### Collected material

•••

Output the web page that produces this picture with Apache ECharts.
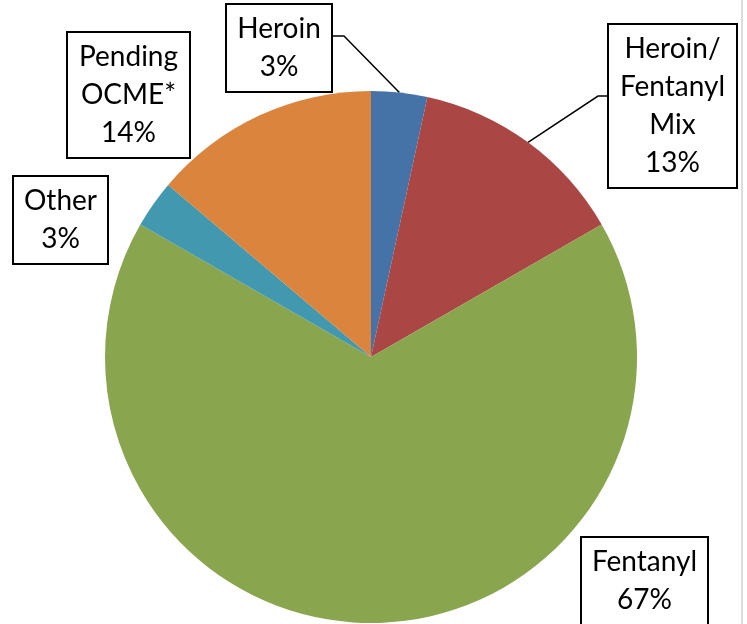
<!DOCTYPE html>
<html>
<head>
<meta charset="utf-8">
<script src="https://cdn.jsdelivr.net/npm/echarts@6/dist/echarts.min.js"></script>
<style>
  html, body { margin: 0; padding: 0; background: #fff; }
  #chart { width: 747px; height: 624px; }
</style>
</head>
<body>
<div id="chart"></div>
<script>
// slices, clockwise from 12 o'clock
const NAMES = ["Heroin", "Heroin/\nFentanyl\nMix", "Fentanyl", "Other", "Pending\nOCME*"];
const VALUES = [3.4, 13.3, 66.6, 2.9, 13.8];
const COLORS = ["#4572a7", "#aa4643", "#89a54e", "#4198af", "#db843d"];

// label boxes: left, top, width (outer), leader line end y (null = no leader)
const BOXES = [
  { left: 227, top: 5, w: 104, lineY: 36, side: "right" },
  { left: 609, top: 25, w: 127, lineY: 96, side: "left" },
  { left: 582, top: 538, w: 125, lineY: null },
  { left: 14, top: 177, w: 93, lineY: null },
  { left: 68, top: 33, w: 121, lineY: null },
];

const chart = echarts.init(document.getElementById("chart"), null, { renderer: "canvas" });

const data = VALUES.map((v, i) => ({
  name: NAMES[i],
  value: v,
  itemStyle: { color: COLORS[i] },
  label: { width: BOXES[i].w - 8 },
  labelLine: { show: BOXES[i].lineY != null },
}));

chart.setOption({
  backgroundColor: "#fff",
  animation: false,
  graphic: [
    {
      type: "rect",
      shape: { x: 741, y: 0, width: 2, height: 624 },
      style: { fill: "#dcdcdc" },
      silent: true,
    },
  ],
  series: [
    {
      type: "pie",
      center: [371, 357],
      radius: 266,
      startAngle: 90,
      clockwise: true,
      percentPrecision: 0,
      itemStyle: { borderWidth: 0 },
      label: {
        show: true,
        position: "outside",
        formatter: "{b}\n{d}%",
        fontFamily: "Lato",
        fontSize: 28,
        lineHeight: 38,
        color: "#000",
        align: "center",
        backgroundColor: "#fff",
        borderColor: "#000",
        borderWidth: 2,
        padding: [5, 4],
      },
      labelLine: {
        lineStyle: { color: "#000", width: 1.5 },
      },
      labelLayout: (p) => {
        const b = BOXES[p.dataIndex];
        const out = {
          x: b.left + b.w / 2,
          y: b.top,
          align: "center",
          verticalAlign: "top",
        };
        if (b.lineY != null && p.labelLinePoints) {
          const start = p.labelLinePoints[0];
          const edgeX = b.side === "right" ? b.left + b.w : b.left;
          const bendX = b.side === "right" ? edgeX + 13 : edgeX - 11;
          out.labelLinePoints = [start, [bendX, b.lineY], [edgeX, b.lineY]];
        }
        return out;
      },
      data: data,
    },
  ],
});
</script>
</body>
</html>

•••

### Written task
Set down all the data again exactly as above, pictures excluded.

### Expected output
Output the web page that produces this picture with Apache ECharts.
<!DOCTYPE html>
<html>
<head>
<meta charset="utf-8">
<script src="https://cdn.jsdelivr.net/npm/echarts@6/dist/echarts.min.js"></script>
<style>
  html, body { margin: 0; padding: 0; background: #fff; }
  #chart { width: 747px; height: 624px; }
</style>
</head>
<body>
<div id="chart"></div>
<script>
// slices, clockwise from 12 o'clock
const NAMES = ["Heroin", "Heroin/\nFentanyl\nMix", "Fentanyl", "Other", "Pending\nOCME*"];
const VALUES = [3.4, 13.3, 66.6, 2.9, 13.8];
const COLORS = ["#4572a7", "#aa4643", "#89a54e", "#4198af", "#db843d"];

// label boxes: left, top, width (outer), leader line end y (null = no leader)
const BOXES = [
  { left: 227, top: 5, w: 104, lineY: 36, side: "right" },
  { left: 609, top: 25, w: 127, lineY: 96, side: "left" },
  { left: 582, top: 538, w: 125, lineY: null },
  { left: 14, top: 177, w: 93, lineY: null },
  { left: 68, top: 33, w: 121, lineY: null },
];

const chart = echarts.init(document.getElementById("chart"), null, { renderer: "canvas" });

const data = VALUES.map((v, i) => ({
  name: NAMES[i],
  value: v,
  itemStyle: { color: COLORS[i] },
  label: { width: BOXES[i].w - 8 },
  labelLine: { show: BOXES[i].lineY != null },
}));

chart.setOption({
  backgroundColor: "#fff",
  animation: false,
  graphic: [
    {
      type: "rect",
      shape: { x: 741, y: 0, width: 2, height: 624 },
      style: { fill: "#dcdcdc" },
      silent: true,
    },
  ],
  series: [
    {
      type: "pie",
      center: [371, 357],
      radius: 266,
      startAngle: 90,
      clockwise: true,
      percentPrecision: 0,
      itemStyle: { borderWidth: 0 },
      label: {
        show: true,
        position: "outside",
        formatter: "{b}\n{d}%",
        fontFamily: "Lato",
        fontSize: 28,
        lineHeight: 38,
        color: "#000",
        align: "center",
        backgroundColor: "#fff",
        borderColor: "#000",
        borderWidth: 2,
        padding: [5, 4],
      },
      labelLine: {
        lineStyle: { color: "#000", width: 1.5 },
      },
      labelLayout: (p) => {
        const b = BOXES[p.dataIndex];
        const out = {
          x: b.left + b.w / 2,
          y: b.top,
          align: "center",
          verticalAlign: "top",
        };
        if (b.lineY != null && p.labelLinePoints) {
          const start = p.labelLinePoints[0];
          const edgeX = b.side === "right" ? b.left + b.w : b.left;
          const bendX = b.side === "right" ? edgeX + 13 : edgeX - 11;
          out.labelLinePoints = [start, [bendX, b.lineY], [edgeX, b.lineY]];
        }
        return out;
      },
      data: data,
    },
  ],
});
</script>
</body>
</html>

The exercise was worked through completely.